===== Data provided

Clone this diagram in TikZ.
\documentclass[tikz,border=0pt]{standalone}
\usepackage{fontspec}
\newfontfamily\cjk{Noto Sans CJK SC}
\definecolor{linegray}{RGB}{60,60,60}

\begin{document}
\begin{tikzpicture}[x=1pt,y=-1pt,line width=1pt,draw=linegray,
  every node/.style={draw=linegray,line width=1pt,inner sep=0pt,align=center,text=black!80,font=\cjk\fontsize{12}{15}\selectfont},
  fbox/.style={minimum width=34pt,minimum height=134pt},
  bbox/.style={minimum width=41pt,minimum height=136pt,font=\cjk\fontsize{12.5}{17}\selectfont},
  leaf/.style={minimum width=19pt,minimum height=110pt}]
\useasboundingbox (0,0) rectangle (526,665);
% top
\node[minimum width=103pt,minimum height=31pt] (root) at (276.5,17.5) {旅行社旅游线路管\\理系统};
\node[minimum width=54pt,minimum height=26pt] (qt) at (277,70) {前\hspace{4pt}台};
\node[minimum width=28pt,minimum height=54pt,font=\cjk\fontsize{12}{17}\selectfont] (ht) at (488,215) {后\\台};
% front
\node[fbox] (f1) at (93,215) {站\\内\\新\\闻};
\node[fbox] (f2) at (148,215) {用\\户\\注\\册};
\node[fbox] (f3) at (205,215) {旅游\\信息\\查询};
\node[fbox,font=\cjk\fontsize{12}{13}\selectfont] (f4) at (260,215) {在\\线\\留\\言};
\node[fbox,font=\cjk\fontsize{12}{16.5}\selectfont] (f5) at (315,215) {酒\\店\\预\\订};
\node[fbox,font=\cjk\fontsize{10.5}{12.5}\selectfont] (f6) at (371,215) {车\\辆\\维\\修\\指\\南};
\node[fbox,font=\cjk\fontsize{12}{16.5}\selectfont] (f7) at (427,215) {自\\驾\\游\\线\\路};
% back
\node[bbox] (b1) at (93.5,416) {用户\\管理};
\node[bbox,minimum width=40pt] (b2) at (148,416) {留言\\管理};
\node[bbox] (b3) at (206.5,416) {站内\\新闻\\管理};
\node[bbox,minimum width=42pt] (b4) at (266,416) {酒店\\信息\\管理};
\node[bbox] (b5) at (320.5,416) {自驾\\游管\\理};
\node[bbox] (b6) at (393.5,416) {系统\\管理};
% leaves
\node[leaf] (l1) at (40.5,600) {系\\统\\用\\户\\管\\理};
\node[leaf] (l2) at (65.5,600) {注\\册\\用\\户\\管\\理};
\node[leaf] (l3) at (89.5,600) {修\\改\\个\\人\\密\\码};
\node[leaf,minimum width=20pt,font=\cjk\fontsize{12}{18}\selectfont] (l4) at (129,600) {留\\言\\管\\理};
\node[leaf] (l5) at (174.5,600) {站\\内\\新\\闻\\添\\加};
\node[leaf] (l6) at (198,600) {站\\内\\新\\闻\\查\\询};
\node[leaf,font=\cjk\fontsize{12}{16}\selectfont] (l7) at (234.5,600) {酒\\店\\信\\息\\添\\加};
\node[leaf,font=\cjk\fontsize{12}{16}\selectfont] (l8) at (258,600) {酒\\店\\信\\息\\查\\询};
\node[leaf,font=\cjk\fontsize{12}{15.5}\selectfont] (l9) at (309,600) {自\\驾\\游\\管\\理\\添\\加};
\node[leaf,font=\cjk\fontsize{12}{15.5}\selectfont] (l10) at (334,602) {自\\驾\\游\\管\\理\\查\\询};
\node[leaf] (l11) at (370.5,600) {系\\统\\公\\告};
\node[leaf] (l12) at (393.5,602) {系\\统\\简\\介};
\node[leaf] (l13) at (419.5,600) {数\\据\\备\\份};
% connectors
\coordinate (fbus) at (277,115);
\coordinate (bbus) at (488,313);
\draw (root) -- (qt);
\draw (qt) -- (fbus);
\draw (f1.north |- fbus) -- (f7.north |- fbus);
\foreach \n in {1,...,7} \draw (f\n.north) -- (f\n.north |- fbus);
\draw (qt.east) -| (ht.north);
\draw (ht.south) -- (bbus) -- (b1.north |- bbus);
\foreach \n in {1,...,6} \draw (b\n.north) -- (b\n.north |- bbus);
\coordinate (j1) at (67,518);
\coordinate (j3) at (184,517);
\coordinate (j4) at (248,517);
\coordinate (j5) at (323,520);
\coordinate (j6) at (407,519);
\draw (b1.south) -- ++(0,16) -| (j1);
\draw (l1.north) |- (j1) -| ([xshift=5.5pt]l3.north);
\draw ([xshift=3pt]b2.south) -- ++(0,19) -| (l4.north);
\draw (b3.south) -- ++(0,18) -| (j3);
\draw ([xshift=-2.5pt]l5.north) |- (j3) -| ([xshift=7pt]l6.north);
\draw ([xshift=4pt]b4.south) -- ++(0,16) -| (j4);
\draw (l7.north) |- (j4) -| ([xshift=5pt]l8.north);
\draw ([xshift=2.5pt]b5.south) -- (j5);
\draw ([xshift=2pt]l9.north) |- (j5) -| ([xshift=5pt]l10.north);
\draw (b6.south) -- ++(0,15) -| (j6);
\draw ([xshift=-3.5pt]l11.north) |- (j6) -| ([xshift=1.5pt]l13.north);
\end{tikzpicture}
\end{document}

==========

▶ Stated goal
Quote each line of the listing above exactly.

▶ Solution for this exercise
Clone this diagram in TikZ.
\documentclass[tikz,border=0pt]{standalone}
\usepackage{fontspec}
\newfontfamily\cjk{Noto Sans CJK SC}
\definecolor{linegray}{RGB}{60,60,60}

\begin{document}
\begin{tikzpicture}[x=1pt,y=-1pt,line width=1pt,draw=linegray,
  every node/.style={draw=linegray,line width=1pt,inner sep=0pt,align=center,text=black!80,font=\cjk\fontsize{12}{15}\selectfont},
  fbox/.style={minimum width=34pt,minimum height=134pt},
  bbox/.style={minimum width=41pt,minimum height=136pt,font=\cjk\fontsize{12.5}{17}\selectfont},
  leaf/.style={minimum width=19pt,minimum height=110pt}]
\useasboundingbox (0,0) rectangle (526,665);
% top
\node[minimum width=103pt,minimum height=31pt] (root) at (276.5,17.5) {旅行社旅游线路管\\理系统};
\node[minimum width=54pt,minimum height=26pt] (qt) at (277,70) {前\hspace{4pt}台};
\node[minimum width=28pt,minimum height=54pt,font=\cjk\fontsize{12}{17}\selectfont] (ht) at (488,215) {后\\台};
% front
\node[fbox] (f1) at (93,215) {站\\内\\新\\闻};
\node[fbox] (f2) at (148,215) {用\\户\\注\\册};
\node[fbox] (f3) at (205,215) {旅游\\信息\\查询};
\node[fbox,font=\cjk\fontsize{12}{13}\selectfont] (f4) at (260,215) {在\\线\\留\\言};
\node[fbox,font=\cjk\fontsize{12}{16.5}\selectfont] (f5) at (315,215) {酒\\店\\预\\订};
\node[fbox,font=\cjk\fontsize{10.5}{12.5}\selectfont] (f6) at (371,215) {车\\辆\\维\\修\\指\\南};
\node[fbox,font=\cjk\fontsize{12}{16.5}\selectfont] (f7) at (427,215) {自\\驾\\游\\线\\路};
% back
\node[bbox] (b1) at (93.5,416) {用户\\管理};
\node[bbox,minimum width=40pt] (b2) at (148,416) {留言\\管理};
\node[bbox] (b3) at (206.5,416) {站内\\新闻\\管理};
\node[bbox,minimum width=42pt] (b4) at (266,416) {酒店\\信息\\管理};
\node[bbox] (b5) at (320.5,416) {自驾\\游管\\理};
\node[bbox] (b6) at (393.5,416) {系统\\管理};
% leaves
\node[leaf] (l1) at (40.5,600) {系\\统\\用\\户\\管\\理};
\node[leaf] (l2) at (65.5,600) {注\\册\\用\\户\\管\\理};
\node[leaf] (l3) at (89.5,600) {修\\改\\个\\人\\密\\码};
\node[leaf,minimum width=20pt,font=\cjk\fontsize{12}{18}\selectfont] (l4) at (129,600) {留\\言\\管\\理};
\node[leaf] (l5) at (174.5,600) {站\\内\\新\\闻\\添\\加};
\node[leaf] (l6) at (198,600) {站\\内\\新\\闻\\查\\询};
\node[leaf,font=\cjk\fontsize{12}{16}\selectfont] (l7) at (234.5,600) {酒\\店\\信\\息\\添\\加};
\node[leaf,font=\cjk\fontsize{12}{16}\selectfont] (l8) at (258,600) {酒\\店\\信\\息\\查\\询};
\node[leaf,font=\cjk\fontsize{12}{15.5}\selectfont] (l9) at (309,600) {自\\驾\\游\\管\\理\\添\\加};
\node[leaf,font=\cjk\fontsize{12}{15.5}\selectfont] (l10) at (334,602) {自\\驾\\游\\管\\理\\查\\询};
\node[leaf] (l11) at (370.5,600) {系\\统\\公\\告};
\node[leaf] (l12) at (393.5,602) {系\\统\\简\\介};
\node[leaf] (l13) at (419.5,600) {数\\据\\备\\份};
% connectors
\coordinate (fbus) at (277,115);
\coordinate (bbus) at (488,313);
\draw (root) -- (qt);
\draw (qt) -- (fbus);
\draw (f1.north |- fbus) -- (f7.north |- fbus);
\foreach \n in {1,...,7} \draw (f\n.north) -- (f\n.north |- fbus);
\draw (qt.east) -| (ht.north);
\draw (ht.south) -- (bbus) -- (b1.north |- bbus);
\foreach \n in {1,...,6} \draw (b\n.north) -- (b\n.north |- bbus);
\coordinate (j1) at (67,518);
\coordinate (j3) at (184,517);
\coordinate (j4) at (248,517);
\coordinate (j5) at (323,520);
\coordinate (j6) at (407,519);
\draw (b1.south) -- ++(0,16) -| (j1);
\draw (l1.north) |- (j1) -| ([xshift=5.5pt]l3.north);
\draw ([xshift=3pt]b2.south) -- ++(0,19) -| (l4.north);
\draw (b3.south) -- ++(0,18) -| (j3);
\draw ([xshift=-2.5pt]l5.north) |- (j3) -| ([xshift=7pt]l6.north);
\draw ([xshift=4pt]b4.south) -- ++(0,16) -| (j4);
\draw (l7.north) |- (j4) -| ([xshift=5pt]l8.north);
\draw ([xshift=2.5pt]b5.south) -- (j5);
\draw ([xshift=2pt]l9.north) |- (j5) -| ([xshift=5pt]l10.north);
\draw (b6.south) -- ++(0,15) -| (j6);
\draw ([xshift=-3.5pt]l11.north) |- (j6) -| ([xshift=1.5pt]l13.north);
\end{tikzpicture}
\end{document}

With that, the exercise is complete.